National App-Based Work Alliance Will Advocate for Solutions That Preserve Worker Independence and Access to Benefits


Written By: Jackee White


Ever since I was 19 years old, I knew I wanted to be an entrepreneur. I liked the idea of being my own boss, setting my own hours, and being in charge of my own life – with nobody telling me otherwise. For 39 years, I was an independent hair stylist living my entrepreneurial dream.


However, over six years ago, I broke my ankle and found that I could no longer stay on my feet all day to do hair. I had to give up my 39-year passion, but I didn’t let that keep me down. I knew I needed to find something else that would help me keep my entrepreneurial spirit, while enabling me to look after my physical health. So I discovered Lyft and found out I could make income without having to be on my feet all day, all the while keeping that independence that drew me to hair styling.


Aside from the flexibility to earn income however I want, I’ve found a deep connection to the passengers I pick up every day.
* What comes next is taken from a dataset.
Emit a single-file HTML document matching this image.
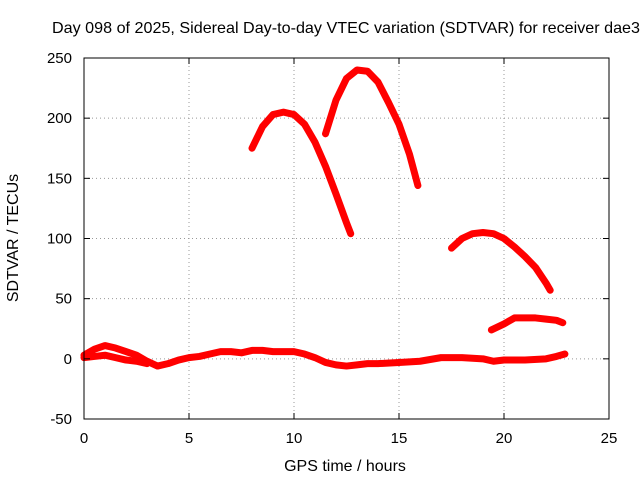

People go through a lot, and sometimes just having a conversation with them and hearing what they’re going through is amazing, and you can give them advice.


Another time, I met a woman who had just immigrated here with just $15 to her name, and she was struggling to get out of a bad relationship. That really struck home with me, because I’ve been down on my luck and in a tough relationship myself, so I offered her some encouragement based on my own lived experience. I actually ran into her a month later, and she said our conversation encouraged her to reconnect with her daughter and get back on her feet.


Those are just a few examples of how powerful this work really is. It’s a simple way for workers to earn income on their own time, while also having an unmatched ability to connect with people in their communities.


However, if Congress passes the PRO Act I will lose the ability to earn income in my own way. That’s because it contains something called an “ABC test” which would create a strict set of rules making it harder for workers like me to keep our independence.


That doesn’t work for me. For decades, I’ve valued being in charge of my own work life, and now that I have issues with my ankle, I absolutely need it. Not to mention, being classified as an “employee” goes against everything I’ve built my career on. I love being an entrepreneur because I can pursue success at my own pace – to be an employee, under strict supervision and management, would take away my freedom.


I understand that bills like the PRO Act are meant to help workers, but it simply does not take into account our lived experiences. I urge lawmakers who may be considering this bill, like Georgia’s new senators Jon Ossoff and Raphael Warnock, to stand against the ABC test included in the PRO Act. For a lot of workers like me, it will take away the jobs we love and depend on.



Jackee White drives for Lyft in Atlanta, Georgia.